Task to carry out
Write each line of the material exactly as given, from the top through the line that contains "ax.set_xticklabels(tick_labels)", and omit all pictures.

Source data
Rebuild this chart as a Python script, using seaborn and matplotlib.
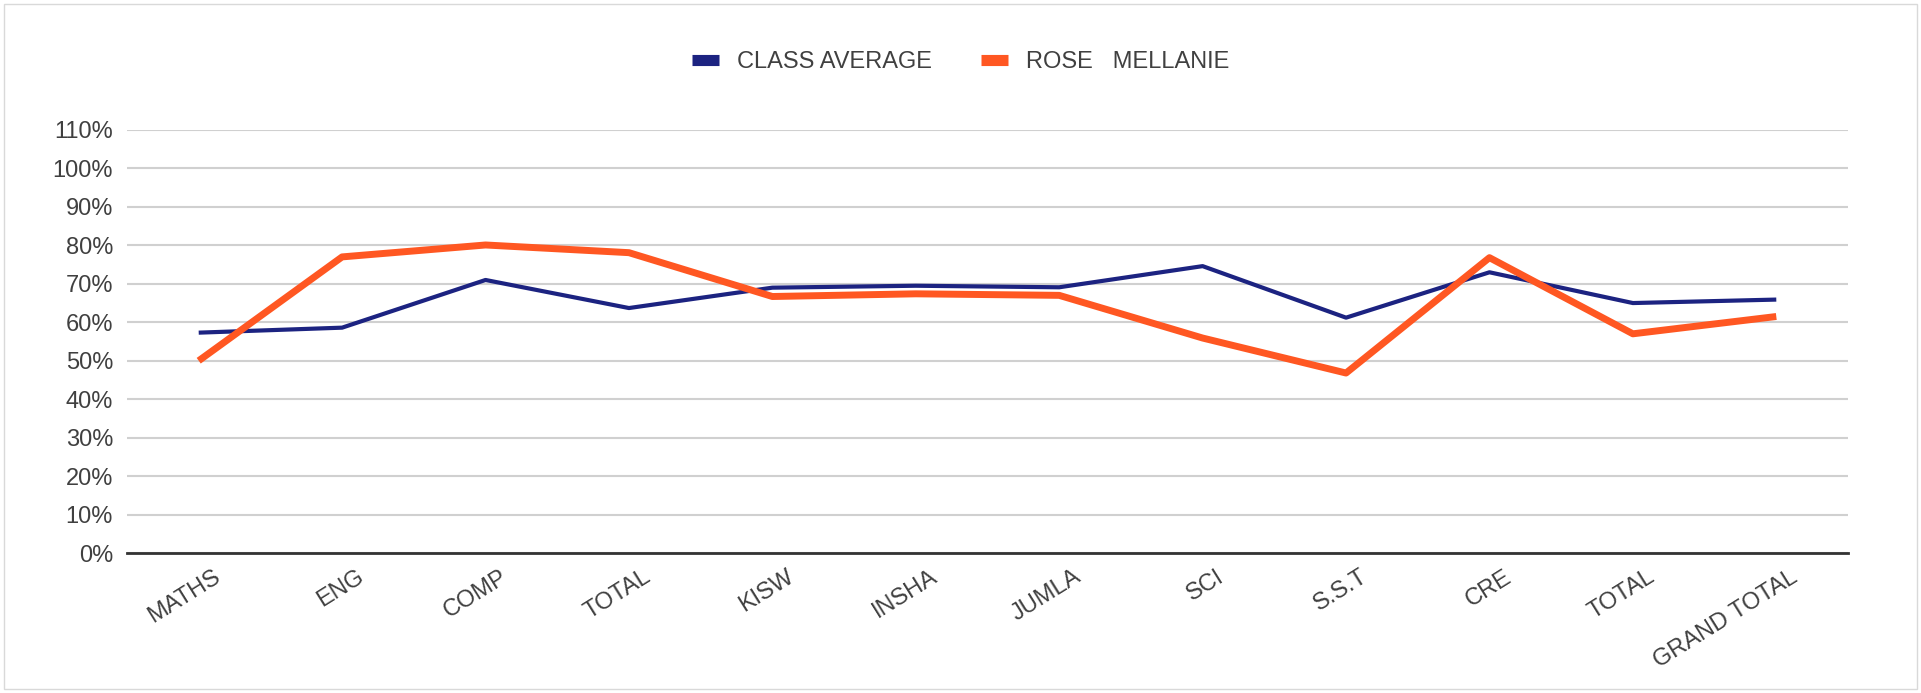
import pandas as pd
import seaborn as sns
import matplotlib.pyplot as plt
from matplotlib.patches import Rectangle
from matplotlib.ticker import PercentFormatter
import matplotlib.transforms as mtransforms

# subjects on the x axis
subjects = ['MATHS', 'ENG', 'COMP', 'TOTAL', 'KISW', 'INSHA', 'JUMLA',
            'SCI', 'S.S.T', 'CRE', 'TOTAL ', 'GRAND TOTAL']
tick_labels = ['MATHS', 'ENG', 'COMP', 'TOTAL', 'KISW', 'INSHA', 'JUMLA',
               'SCI', 'S.S.T', 'CRE', 'TOTAL', 'GRAND TOTAL']

# percentages
class_average = [57.3, 58.6, 71.0, 63.7, 69.0, 69.5, 69.1, 74.6, 61.2, 73.0, 65.0, 65.9]
rose_mellanie = [50.0, 77.0, 80.1, 78.1, 66.7, 67.4, 67.0, 55.9, 46.8, 76.8, 57.0, 61.5]

series_names = ['CLASS AVERAGE', 'ROSE   MELLANIE']
colors = ['#1c2381', '#ff5722']
widths = [3, 5]

df = pd.DataFrame({
    'Subject': subjects * 2,
    'Score': [v / 100 for v in class_average + rose_mellanie],
    'Series': [series_names[0]] * len(subjects) + [series_names[1]] * len(subjects),
})
df['pos'] = list(range(len(subjects))) * 2

sns.set_style("white")
plt.rcParams['font.family'] = ['Liberation Sans', 'DejaVu Sans']

fig = plt.figure(figsize=(19.21, 6.93), dpi=100)
ax = fig.add_axes([127 / 1921, 1 - 553 / 693, (1848 - 127) / 1921, (553 - 130) / 693])

for name, col, lw in zip(series_names, colors, widths):
    sub = df[df['Series'] == name]
    sns.lineplot(x='pos', y='Score', data=sub, color=col, linewidth=lw,
                 label=name, ax=ax, sort=False, solid_capstyle='butt')

ax.set_xlim(-0.5, len(subjects) - 0.5)
ax.set_ylim(0, 1.1)
ax.set_yticks([i / 10 for i in range(12)])
ax.yaxis.set_major_formatter(PercentFormatter(1.0, decimals=0))
ax.set_xticks(range(len(subjects)))
ax.set_xticklabels(tick_labels)

ax.grid(axis='y', color='#d0d0d0', linewidth=1.5)
ax.grid(axis='x', visible=False)
ax.set_axisbelow(True)
for s in ['top', 'right', 'left']:
    ax.spines[s].set_visible(False)
ax.spines['bottom'].set_color('#333333')
ax.spines['bottom'].set_linewidth(2)
ax.tick_params(axis='both', length=0, colors='#404040', labelsize=17)
ax.tick_params(axis='y', pad=10)
ax.set_xlabel('')
ax.set_ylabel('')

offset = mtransforms.ScaledTranslation(14 / 100, -8 / 100, fig.dpi_scale_trans)
for lab in ax.get_xticklabels():
    lab.set_rotation(32)
    lab.set_ha('right')
    lab.set_va('top')
    lab.set_rotation_mode('anchor')
    lab.set_transform(lab.get_transform() + offset)

leg = ax.legend(loc='center', bbox_to_anchor=(0.5, 1 - 62 / 693),
                bbox_transform=fig.transFigure, ncol=2, frameon=False,
                fontsize=17, handlelength=1.15, columnspacing=2.1, handletextpad=0.75)
for h, col in zip(leg.legend_handles, colors):
    h.set_linewidth(8)
    h.set_color(col)
    h.set_solid_capstyle('butt')
for t in leg.get_texts():
    t.set_color('#404040')

fig.patches.append(Rectangle((4 / 1921, 4 / 693), 1 - 8 / 1921, 1 - 8 / 693,
                             transform=fig.transFigure, fill=False,
                             edgecolor='#d9d9d9', linewidth=1))

fig.savefig('out.png', dpi=100)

Written reply
Rebuild this chart as a Python script, using seaborn and matplotlib.
import pandas as pd
import seaborn as sns
import matplotlib.pyplot as plt
from matplotlib.patches import Rectangle
from matplotlib.ticker import PercentFormatter
import matplotlib.transforms as mtransforms

# subjects on the x axis
subjects = ['MATHS', 'ENG', 'COMP', 'TOTAL', 'KISW', 'INSHA', 'JUMLA',
            'SCI', 'S.S.T', 'CRE', 'TOTAL ', 'GRAND TOTAL']
tick_labels = ['MATHS', 'ENG', 'COMP', 'TOTAL', 'KISW', 'INSHA', 'JUMLA',
               'SCI', 'S.S.T', 'CRE', 'TOTAL', 'GRAND TOTAL']

# percentages
class_average = [57.3, 58.6, 71.0, 63.7, 69.0, 69.5, 69.1, 74.6, 61.2, 73.0, 65.0, 65.9]
rose_mellanie = [50.0, 77.0, 80.1, 78.1, 66.7, 67.4, 67.0, 55.9, 46.8, 76.8, 57.0, 61.5]

series_names = ['CLASS AVERAGE', 'ROSE   MELLANIE']
colors = ['#1c2381', '#ff5722']
widths = [3, 5]

df = pd.DataFrame({
    'Subject': subjects * 2,
    'Score': [v / 100 for v in class_average + rose_mellanie],
    'Series': [series_names[0]] * len(subjects) + [series_names[1]] * len(subjects),
})
df['pos'] = list(range(len(subjects))) * 2

sns.set_style("white")
plt.rcParams['font.family'] = ['Liberation Sans', 'DejaVu Sans']

fig = plt.figure(figsize=(19.21, 6.93), dpi=100)
ax = fig.add_axes([127 / 1921, 1 - 553 / 693, (1848 - 127) / 1921, (553 - 130) / 693])

for name, col, lw in zip(series_names, colors, widths):
    sub = df[df['Series'] == name]
    sns.lineplot(x='pos', y='Score', data=sub, color=col, linewidth=lw,
                 label=name, ax=ax, sort=False, solid_capstyle='butt')

ax.set_xlim(-0.5, len(subjects) - 0.5)
ax.set_ylim(0, 1.1)
ax.set_yticks([i / 10 for i in range(12)])
ax.yaxis.set_major_formatter(PercentFormatter(1.0, decimals=0))
ax.set_xticks(range(len(subjects)))
ax.set_xticklabels(tick_labels)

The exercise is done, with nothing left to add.